This repository contains binary class, multi-class, and regression datasets alongside the R scripts to show empirically that the no free lunch theorem (NFLT) of statistical machine learning is indeed valid for every learning problem.
In this paper, we provide a substantial empirical demonstration of the statistical machine learning result known as the No Free Lunch Theorem (NFLT). We specifically compare the predictive performances of a wide variety of machine learning algorithms/methods on a wide variety of qualitatively and quantitatively different datasets. Our research work conclusively demonstrates a great evidence in favor of the NFLT by using an overall ranking of methods and their corresponding learning machines, revealing in effect that none of the learning machines considered predictively outperforms all the other machines on all the widely different datasets analyzed. It is noteworthy however that while evidence from various datasets and methods support the NFLT somewhat emphatically, some learning machines like Random Forest, Adaptive Boosting, and Support Vector Machines (SVM) appear to emerge as methods with the overall tendency to yield predictive performances almost always among the best.
Keywords: Learning Machine, Generalization, Bayes Risk, Predictive Performance, No Free Lunch Theorem (NFLT), Empirical Evidence, Statistical Learning, Data science, Dataset, Function Space, Random Split, Score Function.

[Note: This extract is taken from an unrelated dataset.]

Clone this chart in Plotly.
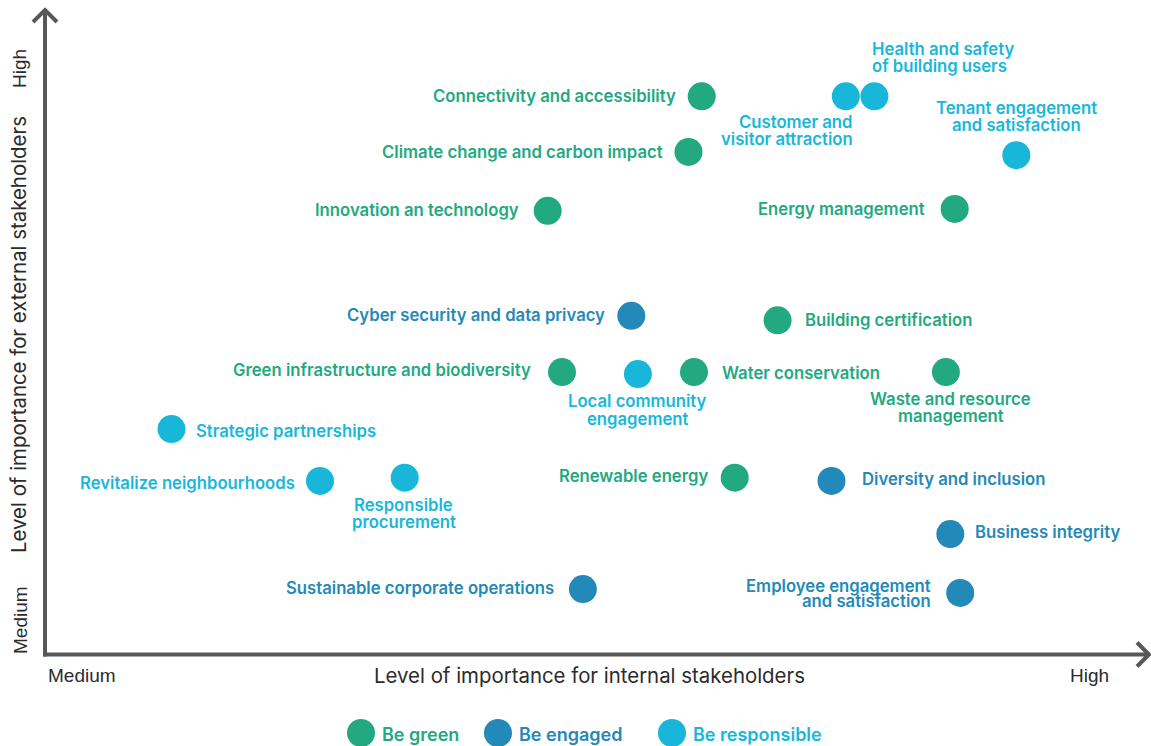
import plotly.graph_objects as go

# ---------------- data ----------------
categories = ["Be green", "Be engaged", "Be responsible"]

green_labels = ["Connectivity and accessibility", "Climate change and carbon impact",
                "Innovation an technology", "Energy management", "Building certification",
                "Green infrastructure and biodiversity", "Water conservation",
                "Waste and resource\nmanagement", "Renewable energy"]
green_x = [59.7, 58.5, 45.7, 82.7, 66.6, 47.0, 59.0, 81.9, 62.7]
green_y = [87.3, 78.6, 69.4, 69.7, 52.3, 44.2, 44.2, 44.2, 27.7]

engaged_labels = ["Cyber security and data privacy", "Diversity and inclusion",
                  "Business integrity", "Sustainable corporate operations",
                  "Employee engagement\nand satisfaction"]
engaged_x = [53.3, 71.5, 82.3, 48.9, 83.2]
engaged_y = [53.0, 27.2, 18.9, 10.3, 9.7]

responsible_labels = ["Customer and\nvisitor attraction", "Health and safety\nof building users",
                      "Tenant engagement\nand satisfaction", "Local community\nengagement",
                      "Strategic partnerships", "Revitalize neighbourhoods",
                      "Responsible\nprocurement"]
responsible_x = [72.8, 75.4, 88.3, 53.9, 11.5, 25.0, 32.7]
responsible_y = [87.3, 87.3, 78.1, 43.9, 35.3, 27.2, 27.7]

axis_x_title = "Level of importance for internal stakeholders"
axis_y_title = "Level of importance for external stakeholders"
axis_low, axis_high = "Medium", "High"

# ---------------- styles ----------------
W, H = 1151, 746
X0_PX, Y0_PX = 45, 655          # origin of the value scale in pixels
X_PX_PER_UNIT, Y_PX_PER_UNIT = 11.0, 6.4

colors = {"Be green": "#22a97f", "Be engaged": "#2389b8", "Be responsible": "#18b7da"}
AXIS_COLOR = "#58585a"
TEXT_DARK = "#2b2b2b"
LABEL_FONT = "Inter"
TITLE_FONT = "Inter"
END_FONT = "Liberation Sans, Arial, sans-serif"
LABEL_SIZE = 16.7
LABEL_WEIGHT = 600
MARKER_SIZE = 28

# label placement: (xanchor, dx_px, [dy_px per line]) ; dy positive = downward
placement = {
    "Connectivity and accessibility": ("right", -24, [0]),
    "Climate change and carbon impact": ("right", -24, [0]),
    "Innovation an technology": ("right", -27, [-1]),
    "Energy management": ("right", -28, [0]),
    "Building certification": ("left", 25, [0]),
    "Green infrastructure and biodiversity": ("right", -29, [-2]),
    "Water conservation": ("left", 26, [1]),
    "Waste and resource\nmanagement": ("center", 5, [27, 44]),
    "Renewable energy": ("right", -25, [-2]),
    "Cyber security and data privacy": ("right", -24, [-1]),
    "Diversity and inclusion": ("left", 28, [-2]),
    "Business integrity": ("left", 23, [-2]),
    "Sustainable corporate operations": ("right", -27, [-1]),
    "Employee engagement\nand satisfaction": ("right", -27, [-7, 8]),
    "Customer and\nvisitor attraction": ("right", 9, [26, 43]),
    "Health and safety\nof building users": ("left", -4, [-47, -30]),
    "Tenant engagement\nand satisfaction": ("center", 0, [-47, -30]),
    "Local community\nengagement": ("center", 0, [27, 45]),
    "Strategic partnerships": ("left", 22, [2]),
    "Revitalize neighbourhoods": ("right", -23, [2]),
    "Responsible\nprocurement": ("center", -1, [27, 44]),
}

series = [
    ("Be green", green_labels, green_x, green_y),
    ("Be engaged", engaged_labels, engaged_x, engaged_y),
    ("Be responsible", responsible_labels, responsible_x, responsible_y),
]


def px(x):
    return x / W


def py(y):
    return 1 - y / H


fig = go.Figure()
annotations = []

for name, labels, xs, ys in series:
    col = colors[name]
    fig.add_trace(go.Scatter(
        x=xs, y=ys, mode="markers", name=name,
        marker=dict(size=MARKER_SIZE, color=col, line=dict(width=0)),
        text=[l.replace("\n", " ") for l in labels],
        hovertemplate="%{text}<extra>" + name + "</extra>",
        showlegend=False,
    ))
    for lab, xv, yv in zip(labels, xs, ys):
        anchor, dx, dys = placement[lab]
        for line, dy in zip(lab.split("\n"), dys):
            annotations.append(dict(
                x=xv, y=yv, xref="x", yref="y", text=line, showarrow=False,
                xanchor=anchor, yanchor="middle", xshift=dx, yshift=-dy,
                font=dict(family=LABEL_FONT, size=LABEL_SIZE, color=col, weight=LABEL_WEIGHT),
            ))

# axis titles and end labels
title_font = dict(family=TITLE_FONT, size=20.4, color=TEXT_DARK, weight=400)
end_font = dict(family=END_FONT, size=19, color=TEXT_DARK)
annotations += [
    dict(x=px(589), y=py(675), xref="paper", yref="paper", text=axis_x_title,
         showarrow=False, xanchor="center", yanchor="middle", font=title_font),
    dict(x=px(18), y=py(335), xref="paper", yref="paper", text=axis_y_title,
         showarrow=False, xanchor="center", yanchor="middle", textangle=-90, font=title_font),
    dict(x=px(46), y=py(675), xref="paper", yref="paper", text=axis_low,
         showarrow=False, xanchor="left", yanchor="middle", font=end_font),
    dict(x=px(1111), y=py(675), xref="paper", yref="paper", text=axis_high,
         showarrow=False, xanchor="right", yanchor="middle", font=end_font),
    dict(x=px(20), y=py(620), xref="paper", yref="paper", text=axis_low,
         showarrow=False, xanchor="center", yanchor="middle", textangle=-90, font=end_font),
    dict(x=px(20), y=py(69), xref="paper", yref="paper", text=axis_high,
         showarrow=False, xanchor="center", yanchor="middle", textangle=-90, font=end_font),
]

# axes with arrows
line_style = dict(color=AXIS_COLOR, width=4)
shapes = [
    dict(type="line", xref="paper", yref="paper", x0=px(43), y0=py(654.5), x1=px(1149), y1=py(654.5), line=line_style),
    dict(type="line", xref="paper", yref="paper", x0=px(45), y0=py(656.5), x1=px(45), y1=py(10), line=line_style),
    dict(type="path", xref="paper", yref="paper",
         path=f"M {px(33)},{py(22)} L {px(45)},{py(10)} L {px(57)},{py(22)}", line=line_style),
    dict(type="path", xref="paper", yref="paper",
         path=f"M {px(1137)},{py(642.5)} L {px(1149)},{py(654.5)} L {px(1137)},{py(666.5)}", line=line_style),
]

# legend (drawn manually so swatches match the marker size)
legend_centers = [361, 498, 672]
for name, cx in zip(categories, legend_centers):
    shapes.append(dict(type="circle", xref="paper", yref="paper",
                       xsizemode="pixel", ysizemode="pixel",
                       xanchor=px(cx), yanchor=py(733),
                       x0=-MARKER_SIZE / 2, x1=MARKER_SIZE / 2,
                       y0=-MARKER_SIZE / 2, y1=MARKER_SIZE / 2,
                       fillcolor=colors[name], line=dict(width=0)))
    annotations.append(dict(x=px(cx + 19), y=py(734), xref="paper", yref="paper", text=name,
                            showarrow=False, xanchor="left", yanchor="middle",
                            font=dict(family=LABEL_FONT, size=18, color=colors[name], weight=LABEL_WEIGHT)))

fig.update_layout(
    width=W, height=H,
    margin=dict(l=0, r=0, t=0, b=0),
    paper_bgcolor="white", plot_bgcolor="white",
    xaxis=dict(range=[-X0_PX / X_PX_PER_UNIT, (W - X0_PX) / X_PX_PER_UNIT], visible=False, fixedrange=True),
    yaxis=dict(range=[(Y0_PX - H) / Y_PX_PER_UNIT, Y0_PX / Y_PX_PER_UNIT], visible=False, fixedrange=True),
    annotations=annotations,
    shapes=shapes,
    showlegend=False,
)

fig.write_html("out.html")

For the purpose of showing tangible practical evidence that the NFLT is indeed valid, we trained fifteen (15) different models chosen from linear and/or non-linear, parametric and/or non-parametric on different binary class, multi-class, and regression datasets by using 80% of data and the remaining 20% for model performance. It was seen from the evaluation (misclassification rate) of the models using the test set that the performance of each learning model is different for various datasets that were involved.